**What the task requires:** Reproduce exactly, and nothing else, the lines from the one that contains "What matplotlib code" through the one that contains "kolory_legendy = ['#70ad47', '#4472c4', '#ffc000', '#00b0f0']". Leave the pictures out.

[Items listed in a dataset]
****

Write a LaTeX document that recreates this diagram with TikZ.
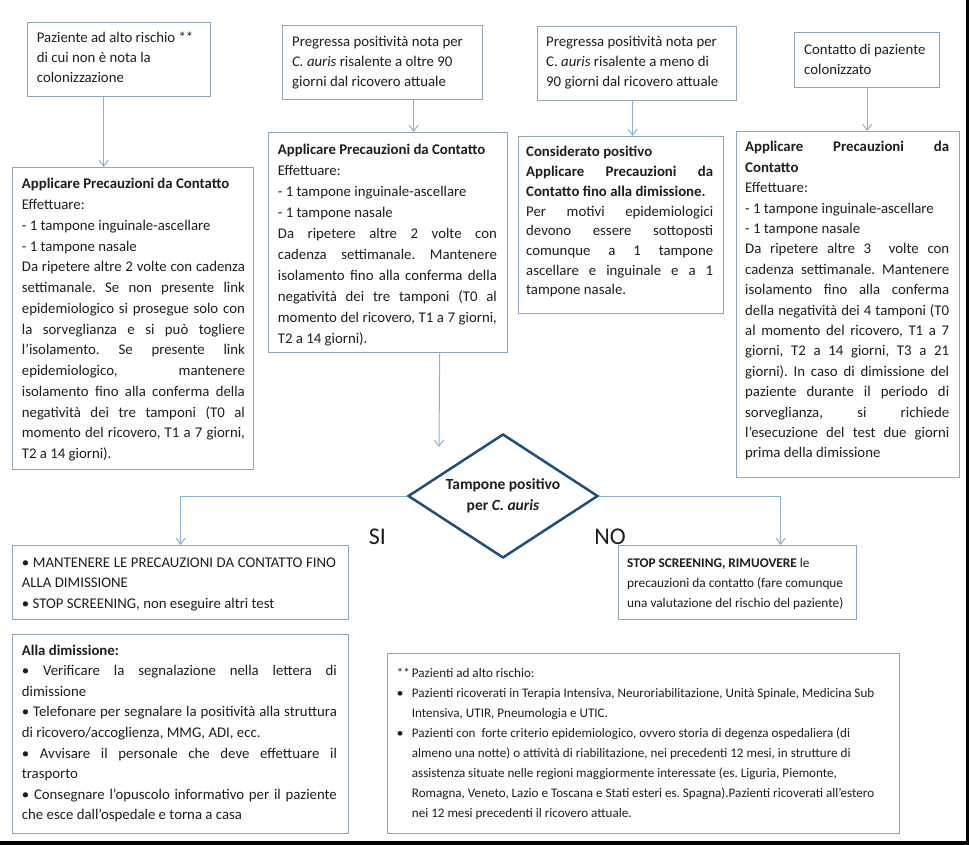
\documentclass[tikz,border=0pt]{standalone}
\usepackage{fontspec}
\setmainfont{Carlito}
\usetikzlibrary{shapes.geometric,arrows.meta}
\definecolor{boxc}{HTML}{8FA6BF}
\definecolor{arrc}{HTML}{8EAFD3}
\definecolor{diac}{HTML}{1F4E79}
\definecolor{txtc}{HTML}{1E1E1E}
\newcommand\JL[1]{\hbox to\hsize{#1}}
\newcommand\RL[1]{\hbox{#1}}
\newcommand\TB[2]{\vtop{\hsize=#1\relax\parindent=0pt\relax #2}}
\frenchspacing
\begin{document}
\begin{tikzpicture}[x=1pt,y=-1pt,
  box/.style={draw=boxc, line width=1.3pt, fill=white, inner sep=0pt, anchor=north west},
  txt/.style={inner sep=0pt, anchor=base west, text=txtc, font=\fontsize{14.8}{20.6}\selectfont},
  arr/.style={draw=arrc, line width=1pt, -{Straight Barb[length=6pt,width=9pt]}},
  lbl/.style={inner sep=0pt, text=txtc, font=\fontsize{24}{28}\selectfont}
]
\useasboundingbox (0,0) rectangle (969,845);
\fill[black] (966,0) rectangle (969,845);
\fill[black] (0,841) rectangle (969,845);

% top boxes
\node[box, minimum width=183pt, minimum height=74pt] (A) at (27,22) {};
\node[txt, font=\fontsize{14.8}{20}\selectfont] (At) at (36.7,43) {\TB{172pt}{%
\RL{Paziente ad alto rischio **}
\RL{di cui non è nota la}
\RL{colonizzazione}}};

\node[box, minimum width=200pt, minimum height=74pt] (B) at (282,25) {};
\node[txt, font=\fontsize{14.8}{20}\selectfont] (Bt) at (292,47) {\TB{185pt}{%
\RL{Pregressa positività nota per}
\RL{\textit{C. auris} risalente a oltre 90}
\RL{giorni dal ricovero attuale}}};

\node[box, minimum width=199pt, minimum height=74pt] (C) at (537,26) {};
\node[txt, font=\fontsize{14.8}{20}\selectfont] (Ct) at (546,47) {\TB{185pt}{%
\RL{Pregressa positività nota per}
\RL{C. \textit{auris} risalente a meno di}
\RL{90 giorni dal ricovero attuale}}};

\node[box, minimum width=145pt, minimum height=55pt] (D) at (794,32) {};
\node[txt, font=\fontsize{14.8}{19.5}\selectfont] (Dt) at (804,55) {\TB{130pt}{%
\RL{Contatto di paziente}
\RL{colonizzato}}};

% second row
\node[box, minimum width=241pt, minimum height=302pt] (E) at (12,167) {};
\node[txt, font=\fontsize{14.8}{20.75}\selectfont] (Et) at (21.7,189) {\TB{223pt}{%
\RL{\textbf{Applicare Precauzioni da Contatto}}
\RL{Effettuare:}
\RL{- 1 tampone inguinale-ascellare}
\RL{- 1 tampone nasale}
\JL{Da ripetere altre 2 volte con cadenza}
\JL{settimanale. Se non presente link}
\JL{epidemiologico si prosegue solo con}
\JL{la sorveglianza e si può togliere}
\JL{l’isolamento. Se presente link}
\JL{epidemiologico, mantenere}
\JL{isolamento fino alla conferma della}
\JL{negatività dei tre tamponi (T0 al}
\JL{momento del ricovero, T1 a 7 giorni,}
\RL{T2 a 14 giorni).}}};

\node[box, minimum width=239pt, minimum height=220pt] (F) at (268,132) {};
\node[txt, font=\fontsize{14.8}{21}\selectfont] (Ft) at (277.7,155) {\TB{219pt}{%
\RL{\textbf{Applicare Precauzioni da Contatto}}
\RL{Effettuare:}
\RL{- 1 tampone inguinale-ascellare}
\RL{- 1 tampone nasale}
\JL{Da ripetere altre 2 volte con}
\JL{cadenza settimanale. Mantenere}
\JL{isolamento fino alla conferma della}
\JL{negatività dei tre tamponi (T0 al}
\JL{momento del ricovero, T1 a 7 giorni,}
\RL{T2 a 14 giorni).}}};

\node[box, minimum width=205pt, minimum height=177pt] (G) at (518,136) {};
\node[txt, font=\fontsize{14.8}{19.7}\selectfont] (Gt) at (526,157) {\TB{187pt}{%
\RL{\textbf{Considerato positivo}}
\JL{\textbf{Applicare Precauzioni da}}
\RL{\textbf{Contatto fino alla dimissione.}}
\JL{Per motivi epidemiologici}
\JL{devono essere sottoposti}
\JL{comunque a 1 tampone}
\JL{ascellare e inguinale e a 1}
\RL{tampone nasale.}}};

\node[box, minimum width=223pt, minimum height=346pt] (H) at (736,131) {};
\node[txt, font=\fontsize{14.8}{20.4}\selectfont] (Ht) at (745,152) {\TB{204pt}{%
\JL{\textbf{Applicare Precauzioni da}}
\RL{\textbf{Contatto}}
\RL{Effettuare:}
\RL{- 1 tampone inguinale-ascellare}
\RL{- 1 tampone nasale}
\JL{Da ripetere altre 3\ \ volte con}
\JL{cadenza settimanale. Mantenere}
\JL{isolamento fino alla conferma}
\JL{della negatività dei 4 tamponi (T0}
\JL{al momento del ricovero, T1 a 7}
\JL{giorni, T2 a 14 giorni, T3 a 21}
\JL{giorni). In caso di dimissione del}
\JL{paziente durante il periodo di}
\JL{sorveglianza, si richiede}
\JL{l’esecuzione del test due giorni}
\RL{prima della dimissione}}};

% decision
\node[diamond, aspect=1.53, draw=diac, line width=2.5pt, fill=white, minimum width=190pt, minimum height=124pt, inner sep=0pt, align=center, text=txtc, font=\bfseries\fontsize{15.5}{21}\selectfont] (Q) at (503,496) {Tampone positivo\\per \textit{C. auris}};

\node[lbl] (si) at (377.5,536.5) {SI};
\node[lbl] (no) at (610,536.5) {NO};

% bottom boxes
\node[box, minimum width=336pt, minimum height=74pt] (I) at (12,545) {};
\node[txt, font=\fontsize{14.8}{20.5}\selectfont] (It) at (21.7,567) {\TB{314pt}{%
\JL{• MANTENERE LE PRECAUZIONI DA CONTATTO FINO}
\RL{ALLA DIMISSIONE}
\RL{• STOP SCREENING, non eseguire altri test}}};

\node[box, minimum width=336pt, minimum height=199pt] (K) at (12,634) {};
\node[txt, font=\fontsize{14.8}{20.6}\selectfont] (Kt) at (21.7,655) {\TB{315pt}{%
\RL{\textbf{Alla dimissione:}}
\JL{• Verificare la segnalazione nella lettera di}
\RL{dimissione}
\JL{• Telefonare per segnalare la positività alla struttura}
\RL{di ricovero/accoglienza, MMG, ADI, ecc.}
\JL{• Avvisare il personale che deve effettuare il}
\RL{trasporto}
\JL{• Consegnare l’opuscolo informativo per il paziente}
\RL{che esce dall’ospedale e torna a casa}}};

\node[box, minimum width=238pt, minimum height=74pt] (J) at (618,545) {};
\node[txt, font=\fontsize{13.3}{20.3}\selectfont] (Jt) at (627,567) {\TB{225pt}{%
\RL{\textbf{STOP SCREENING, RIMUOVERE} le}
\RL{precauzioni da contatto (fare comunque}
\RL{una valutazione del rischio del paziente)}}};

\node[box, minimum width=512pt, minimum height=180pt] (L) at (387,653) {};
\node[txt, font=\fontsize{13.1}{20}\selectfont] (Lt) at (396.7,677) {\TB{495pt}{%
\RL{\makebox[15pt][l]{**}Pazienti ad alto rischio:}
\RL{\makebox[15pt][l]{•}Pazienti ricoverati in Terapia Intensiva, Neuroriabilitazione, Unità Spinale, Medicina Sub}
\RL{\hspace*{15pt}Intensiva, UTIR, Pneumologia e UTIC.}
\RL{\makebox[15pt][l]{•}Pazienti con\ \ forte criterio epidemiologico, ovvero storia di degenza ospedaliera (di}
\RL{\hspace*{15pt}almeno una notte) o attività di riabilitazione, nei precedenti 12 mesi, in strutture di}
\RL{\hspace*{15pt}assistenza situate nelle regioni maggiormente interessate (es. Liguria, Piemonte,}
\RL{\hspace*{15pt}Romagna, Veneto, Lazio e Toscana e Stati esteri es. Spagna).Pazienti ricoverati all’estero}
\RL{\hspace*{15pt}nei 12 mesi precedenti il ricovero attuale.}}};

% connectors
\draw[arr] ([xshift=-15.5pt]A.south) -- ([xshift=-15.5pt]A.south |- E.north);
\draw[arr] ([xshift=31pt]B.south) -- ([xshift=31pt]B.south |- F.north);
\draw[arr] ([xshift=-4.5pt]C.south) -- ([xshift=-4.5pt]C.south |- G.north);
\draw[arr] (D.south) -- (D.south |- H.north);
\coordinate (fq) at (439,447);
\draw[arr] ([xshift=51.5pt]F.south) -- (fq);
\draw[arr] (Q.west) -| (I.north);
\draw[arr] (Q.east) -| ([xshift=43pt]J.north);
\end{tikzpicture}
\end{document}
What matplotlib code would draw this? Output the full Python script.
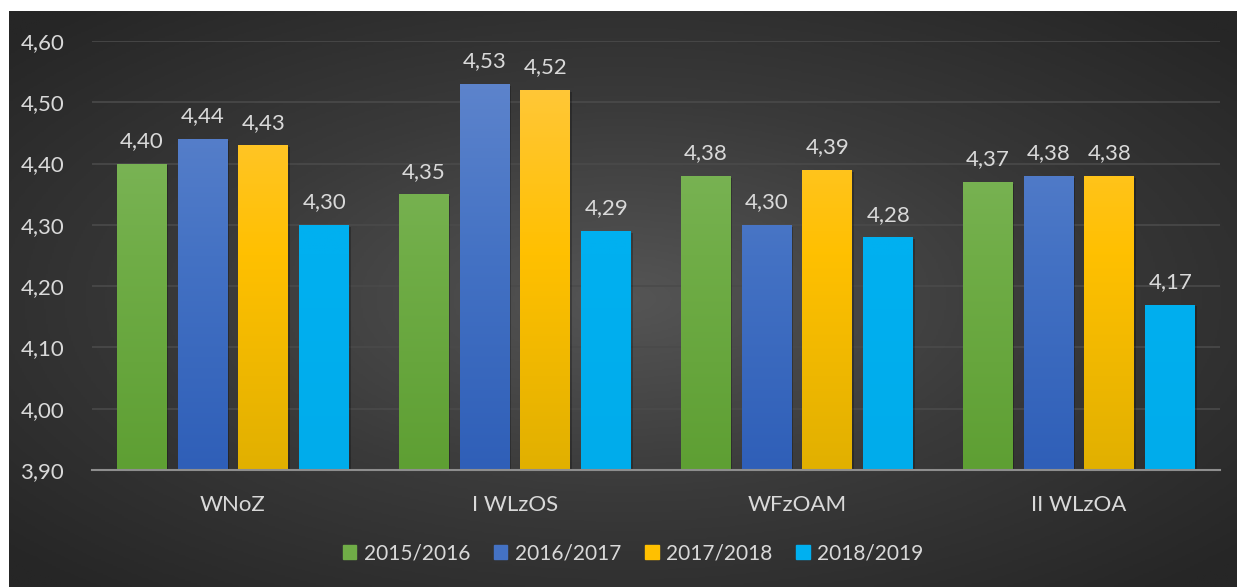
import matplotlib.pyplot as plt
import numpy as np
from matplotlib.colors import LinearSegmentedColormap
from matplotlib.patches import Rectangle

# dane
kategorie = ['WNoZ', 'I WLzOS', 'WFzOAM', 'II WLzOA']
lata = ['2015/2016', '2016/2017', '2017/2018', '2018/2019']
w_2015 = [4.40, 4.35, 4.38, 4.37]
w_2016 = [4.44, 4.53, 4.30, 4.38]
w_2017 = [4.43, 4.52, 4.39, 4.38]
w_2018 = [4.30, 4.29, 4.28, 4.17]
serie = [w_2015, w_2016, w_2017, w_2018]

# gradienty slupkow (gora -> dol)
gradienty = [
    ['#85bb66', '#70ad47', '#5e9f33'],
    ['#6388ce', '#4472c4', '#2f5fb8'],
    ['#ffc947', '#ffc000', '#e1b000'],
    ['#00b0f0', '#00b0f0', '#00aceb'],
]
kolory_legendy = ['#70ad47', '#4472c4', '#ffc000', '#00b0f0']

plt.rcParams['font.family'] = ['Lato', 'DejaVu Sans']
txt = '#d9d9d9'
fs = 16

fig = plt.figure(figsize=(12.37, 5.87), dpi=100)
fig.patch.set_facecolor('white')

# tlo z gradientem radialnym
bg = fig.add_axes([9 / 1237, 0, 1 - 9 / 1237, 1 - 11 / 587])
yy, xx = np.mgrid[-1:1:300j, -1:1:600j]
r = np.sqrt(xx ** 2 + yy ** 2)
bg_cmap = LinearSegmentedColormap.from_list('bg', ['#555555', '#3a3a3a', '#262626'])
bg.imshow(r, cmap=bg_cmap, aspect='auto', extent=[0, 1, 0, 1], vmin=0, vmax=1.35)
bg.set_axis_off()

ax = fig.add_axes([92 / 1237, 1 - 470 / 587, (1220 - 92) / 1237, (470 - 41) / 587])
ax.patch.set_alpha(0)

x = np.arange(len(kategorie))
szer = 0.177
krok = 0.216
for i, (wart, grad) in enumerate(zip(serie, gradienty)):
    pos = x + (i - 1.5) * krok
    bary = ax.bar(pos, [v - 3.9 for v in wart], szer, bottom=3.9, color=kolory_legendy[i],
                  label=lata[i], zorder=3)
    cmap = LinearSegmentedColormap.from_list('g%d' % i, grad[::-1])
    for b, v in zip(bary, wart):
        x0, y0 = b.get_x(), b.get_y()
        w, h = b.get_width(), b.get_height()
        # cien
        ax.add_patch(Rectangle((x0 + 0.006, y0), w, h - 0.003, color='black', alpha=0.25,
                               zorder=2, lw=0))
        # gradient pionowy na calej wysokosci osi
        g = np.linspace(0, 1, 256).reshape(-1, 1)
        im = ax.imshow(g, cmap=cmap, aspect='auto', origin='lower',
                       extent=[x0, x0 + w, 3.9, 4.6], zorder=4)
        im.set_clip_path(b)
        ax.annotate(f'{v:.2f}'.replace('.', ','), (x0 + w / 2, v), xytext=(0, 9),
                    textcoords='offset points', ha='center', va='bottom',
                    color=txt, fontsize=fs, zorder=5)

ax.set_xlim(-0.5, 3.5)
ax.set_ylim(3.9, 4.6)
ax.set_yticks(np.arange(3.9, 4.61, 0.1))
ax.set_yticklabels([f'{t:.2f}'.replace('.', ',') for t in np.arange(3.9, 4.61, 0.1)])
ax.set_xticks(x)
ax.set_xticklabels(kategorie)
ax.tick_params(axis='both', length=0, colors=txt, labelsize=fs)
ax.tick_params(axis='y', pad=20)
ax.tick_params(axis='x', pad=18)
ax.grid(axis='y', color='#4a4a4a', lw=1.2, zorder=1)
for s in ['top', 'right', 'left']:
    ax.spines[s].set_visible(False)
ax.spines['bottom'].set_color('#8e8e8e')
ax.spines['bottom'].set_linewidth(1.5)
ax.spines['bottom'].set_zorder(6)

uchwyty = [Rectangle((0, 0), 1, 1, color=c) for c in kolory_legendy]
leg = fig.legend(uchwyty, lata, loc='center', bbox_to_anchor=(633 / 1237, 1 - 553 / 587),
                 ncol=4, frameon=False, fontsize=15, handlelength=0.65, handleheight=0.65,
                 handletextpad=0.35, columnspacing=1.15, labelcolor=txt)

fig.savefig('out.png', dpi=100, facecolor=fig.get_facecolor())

****

**The answer:**
What matplotlib code would draw this? Output the full Python script.
import matplotlib.pyplot as plt
import numpy as np
from matplotlib.colors import LinearSegmentedColormap
from matplotlib.patches import Rectangle

# dane
kategorie = ['WNoZ', 'I WLzOS', 'WFzOAM', 'II WLzOA']
lata = ['2015/2016', '2016/2017', '2017/2018', '2018/2019']
w_2015 = [4.40, 4.35, 4.38, 4.37]
w_2016 = [4.44, 4.53, 4.30, 4.38]
w_2017 = [4.43, 4.52, 4.39, 4.38]
w_2018 = [4.30, 4.29, 4.28, 4.17]
serie = [w_2015, w_2016, w_2017, w_2018]

# gradienty slupkow (gora -> dol)
gradienty = [
    ['#85bb66', '#70ad47', '#5e9f33'],
    ['#6388ce', '#4472c4', '#2f5fb8'],
    ['#ffc947', '#ffc000', '#e1b000'],
    ['#00b0f0', '#00b0f0', '#00aceb'],
]
kolory_legendy = ['#70ad47', '#4472c4', '#ffc000', '#00b0f0']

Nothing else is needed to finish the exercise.